Back during Trump’s first administration, punishing the Kremlin through CAATSA seemed more important than angering Turkey, which as a result of its purchase of Russian-made S-400 air defense systems was cut off from US exports that made up 35 percent of its military industry. Now, in part because of Erdoğan’s skillful maneuvering and partly through the accident of events in Ukraine and Syria, Turkey has now truly become NATO’s – and America’s – indispensable ally. Always a master of playing two sides off against each other, Erdoğan has managed to make Turkey simultaneously a major supplier of arms to Ukraine and at the same time a major importer (and re-exporter to Europe) of valuable Russian natural gas. Erdoğan played a pivotal role in arranging a series of (ultimately unsuccessful) peace talks between Moscow and Kyiv in the spring of 2022, and also brokered a key ceasefire deal in the Black Sea that enabled the continued export of Ukrainian and Russian grain.

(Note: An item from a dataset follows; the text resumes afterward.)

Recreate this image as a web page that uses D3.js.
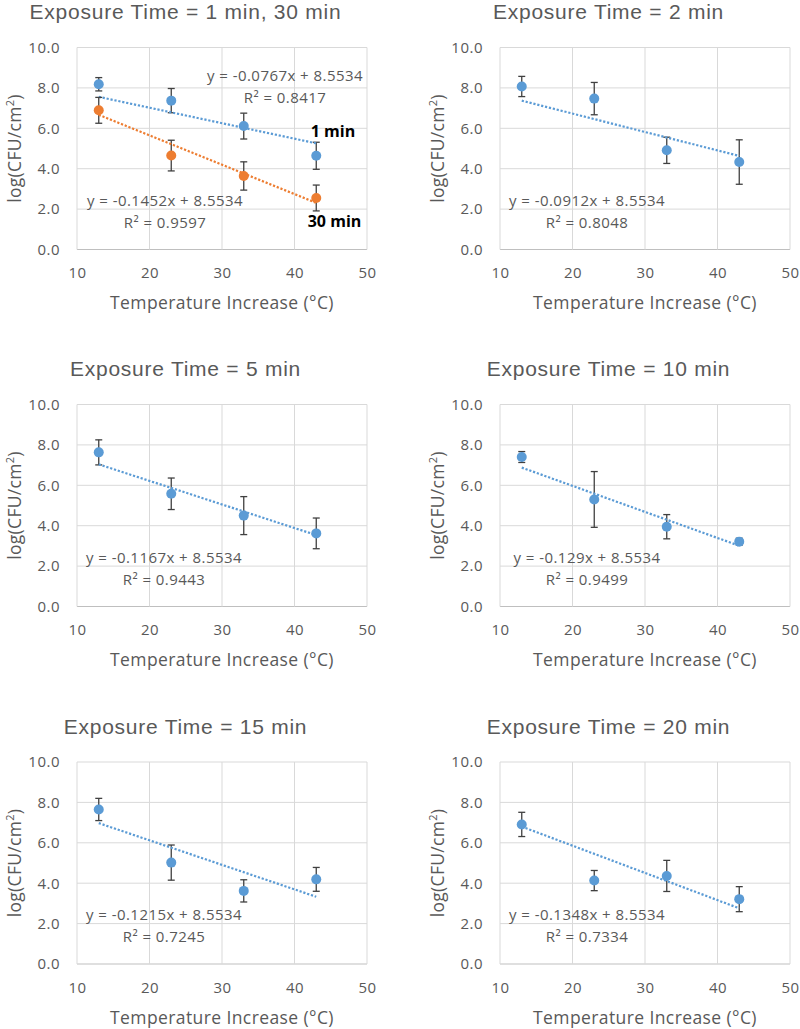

The price of Turkey’s indispensability is the West’s silence on its human rights record. In the run-up to this week’s summit, over 200 activists, lawyers and journalists have been arrested in a wave of supposed anti-terror crackdowns. All rallies, demonstrations and leaflet distribution in Ankara have also been banned and Erdogan’s government has even forced NATO to deny accreditation to opposition journalists.

Despite this crackdown, Trump promised that he would “probably going to do something that’s going to make [Erdoğan] very happy” – a likely reference to allowing sales of F-35s, as well as US-made engines for Turkey’s KAAN fighter and the purchase of Franco-Italian SAMP/T missile defense systems.

But more importantly, it’s likely that the idea of Erdoğan playing host to Russian and Ukrainian negotiators – and maybe even leaders – will again resurface at this week’s meeting. On the Fourth of July, Trump spoke to both Vladimir Putin and Volodymyr Zelensky and afterward told journalists that Putin “wants to end it and Ukraine wants to end it… I think we’re getting much closer than people realize.”

Zelensky, who will be attending the summit as a guest, will be concerned that Trump’s idea of “getting it ended” will involve forcing Kyiv to make painful concessions. Trump has already cut US military and financial aid to Ukraine, and a shortage of Patriot air defense ammunition in recent days has allowed Russian ballistic missiles to wreak devastation on Kyiv. However, in Ankara this week it’s not Ukraine, nor even NATO’s European members, who will be setting the agenda, but the alliance’s two most headstrong and intransigent strongmen.